■ Data excerpt:
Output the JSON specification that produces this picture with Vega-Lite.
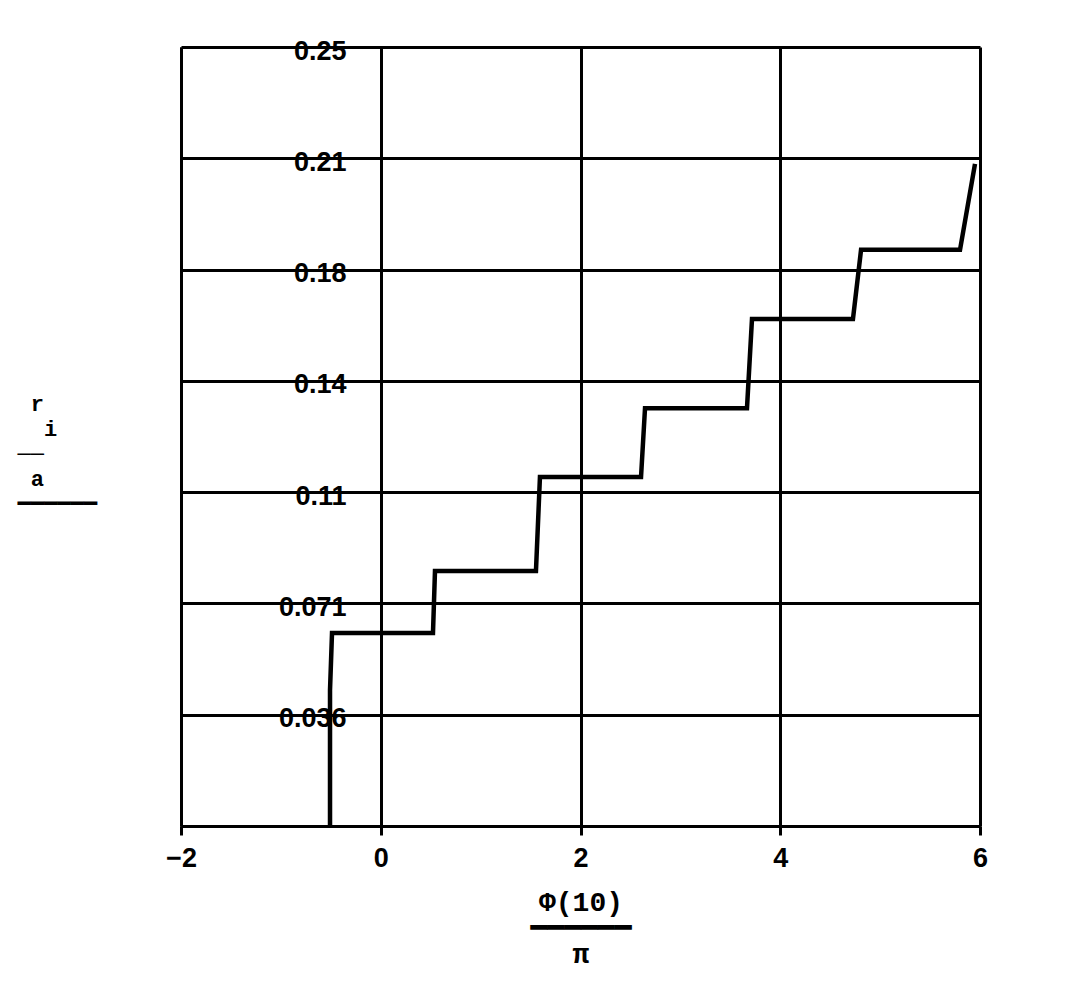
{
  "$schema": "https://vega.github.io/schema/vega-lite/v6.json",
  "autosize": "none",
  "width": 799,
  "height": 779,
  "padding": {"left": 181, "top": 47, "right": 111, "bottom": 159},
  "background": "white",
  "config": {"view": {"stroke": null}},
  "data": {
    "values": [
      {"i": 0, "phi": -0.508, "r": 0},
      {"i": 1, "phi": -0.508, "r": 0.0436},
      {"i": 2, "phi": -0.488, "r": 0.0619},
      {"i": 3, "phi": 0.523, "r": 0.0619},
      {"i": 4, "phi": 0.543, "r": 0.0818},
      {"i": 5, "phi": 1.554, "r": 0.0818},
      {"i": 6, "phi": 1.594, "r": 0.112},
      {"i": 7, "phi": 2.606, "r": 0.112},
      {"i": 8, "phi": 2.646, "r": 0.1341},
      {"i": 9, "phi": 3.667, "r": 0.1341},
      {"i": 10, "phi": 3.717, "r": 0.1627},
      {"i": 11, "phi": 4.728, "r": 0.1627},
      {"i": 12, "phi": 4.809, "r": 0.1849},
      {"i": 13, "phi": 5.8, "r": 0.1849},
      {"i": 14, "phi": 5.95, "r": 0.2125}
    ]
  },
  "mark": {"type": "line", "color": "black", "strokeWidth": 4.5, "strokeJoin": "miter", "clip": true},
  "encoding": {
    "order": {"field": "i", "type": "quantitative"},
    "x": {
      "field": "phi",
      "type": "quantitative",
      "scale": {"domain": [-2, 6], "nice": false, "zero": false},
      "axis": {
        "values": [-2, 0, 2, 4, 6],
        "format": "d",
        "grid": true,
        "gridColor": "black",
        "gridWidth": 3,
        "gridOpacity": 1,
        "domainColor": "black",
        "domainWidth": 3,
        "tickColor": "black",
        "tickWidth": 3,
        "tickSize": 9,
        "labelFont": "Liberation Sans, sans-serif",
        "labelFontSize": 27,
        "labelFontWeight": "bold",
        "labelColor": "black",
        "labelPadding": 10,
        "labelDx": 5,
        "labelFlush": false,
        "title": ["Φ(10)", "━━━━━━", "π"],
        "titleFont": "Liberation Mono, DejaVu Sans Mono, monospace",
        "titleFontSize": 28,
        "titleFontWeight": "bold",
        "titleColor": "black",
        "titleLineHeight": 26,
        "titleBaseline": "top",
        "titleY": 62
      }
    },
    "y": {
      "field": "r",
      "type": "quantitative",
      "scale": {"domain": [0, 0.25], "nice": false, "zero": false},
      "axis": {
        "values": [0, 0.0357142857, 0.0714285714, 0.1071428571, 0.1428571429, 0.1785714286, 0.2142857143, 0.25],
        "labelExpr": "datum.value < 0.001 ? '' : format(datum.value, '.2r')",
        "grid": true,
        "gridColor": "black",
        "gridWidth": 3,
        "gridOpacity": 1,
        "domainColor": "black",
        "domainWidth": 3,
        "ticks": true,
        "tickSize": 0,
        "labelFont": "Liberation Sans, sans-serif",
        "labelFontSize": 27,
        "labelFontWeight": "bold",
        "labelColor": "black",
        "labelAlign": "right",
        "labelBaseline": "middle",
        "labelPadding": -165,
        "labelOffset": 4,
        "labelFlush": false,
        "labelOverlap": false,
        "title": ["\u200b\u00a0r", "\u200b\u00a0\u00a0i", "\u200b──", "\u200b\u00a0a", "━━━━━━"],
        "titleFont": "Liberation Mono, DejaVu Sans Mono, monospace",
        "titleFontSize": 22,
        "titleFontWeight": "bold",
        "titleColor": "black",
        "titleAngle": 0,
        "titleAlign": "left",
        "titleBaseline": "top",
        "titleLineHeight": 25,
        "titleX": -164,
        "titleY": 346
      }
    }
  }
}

■ Stated exercise: Leaving the pictures aside, transcribe the entire listing exactly.

■ Answer:
Output the JSON specification that produces this picture with Vega-Lite.
{
  "$schema": "https://vega.github.io/schema/vega-lite/v6.json",
  "autosize": "none",
  "width": 799,
  "height": 779,
  "padding": {"left": 181, "top": 47, "right": 111, "bottom": 159},
  "background": "white",
  "config": {"view": {"stroke": null}},
  "data": {
    "values": [
      {"i": 0, "phi": -0.508, "r": 0},
      {"i": 1, "phi": -0.508, "r": 0.0436},
      {"i": 2, "phi": -0.488, "r": 0.0619},
      {"i": 3, "phi": 0.523, "r": 0.0619},
      {"i": 4, "phi": 0.543, "r": 0.0818},
      {"i": 5, "phi": 1.554, "r": 0.0818},
      {"i": 6, "phi": 1.594, "r": 0.112},
      {"i": 7, "phi": 2.606, "r": 0.112},
      {"i": 8, "phi": 2.646, "r": 0.1341},
      {"i": 9, "phi": 3.667, "r": 0.1341},
      {"i": 10, "phi": 3.717, "r": 0.1627},
      {"i": 11, "phi": 4.728, "r": 0.1627},
      {"i": 12, "phi": 4.809, "r": 0.1849},
      {"i": 13, "phi": 5.8, "r": 0.1849},
      {"i": 14, "phi": 5.95, "r": 0.2125}
    ]
  },
  "mark": {"type": "line", "color": "black", "strokeWidth": 4.5, "strokeJoin": "miter", "clip": true},
  "encoding": {
    "order": {"field": "i", "type": "quantitative"},
    "x": {
      "field": "phi",
      "type": "quantitative",
      "scale": {"domain": [-2, 6], "nice": false, "zero": false},
      "axis": {
        "values": [-2, 0, 2, 4, 6],
        "format": "d",
        "grid": true,
        "gridColor": "black",
        "gridWidth": 3,
        "gridOpacity": 1,
        "domainColor": "black",
        "domainWidth": 3,
        "tickColor": "black",
        "tickWidth": 3,
        "tickSize": 9,
        "labelFont": "Liberation Sans, sans-serif",
        "labelFontSize": 27,
        "labelFontWeight": "bold",
        "labelColor": "black",
        "labelPadding": 10,
        "labelDx": 5,
        "labelFlush": false,
        "title": ["Φ(10)", "━━━━━━", "π"],
        "titleFont": "Liberation Mono, DejaVu Sans Mono, monospace",
        "titleFontSize": 28,
        "titleFontWeight": "bold",
        "titleColor": "black",
        "titleLineHeight": 26,
        "titleBaseline": "top",
        "titleY": 62
      }
    },
    "y": {
      "field": "r",
      "type": "quantitative",
      "scale": {"domain": [0, 0.25], "nice": false, "zero": false},
      "axis": {
        "values": [0, 0.0357142857, 0.0714285714, 0.1071428571, 0.1428571429, 0.1785714286, 0.2142857143, 0.25],
        "labelExpr": "datum.value < 0.001 ? '' : format(datum.value, '.2r')",
        "grid": true,
        "gridColor": "black",
        "gridWidth": 3,
        "gridOpacity": 1,
        "domainColor": "black",
        "domainWidth": 3,
        "ticks": true,
        "tickSize": 0,
        "labelFont": "Liberation Sans, sans-serif",
        "labelFontSize": 27,
        "labelFontWeight": "bold",
        "labelColor": "black",
        "labelAlign": "right",
        "labelBaseline": "middle",
        "labelPadding": -165,
        "labelOffset": 4,
        "labelFlush": false,
        "labelOverlap": false,
        "title": ["\u200b\u00a0r", "\u200b\u00a0\u00a0i", "\u200b──", "\u200b\u00a0a", "━━━━━━"],
        "titleFont": "Liberation Mono, DejaVu Sans Mono, monospace",
        "titleFontSize": 22,
        "titleFontWeight": "bold",
        "titleColor": "black",
        "titleAngle": 0,
        "titleAlign": "left",
        "titleBaseline": "top",
        "titleLineHeight": 25,
        "titleX": -164,
        "titleY": 346
      }
    }
  }
}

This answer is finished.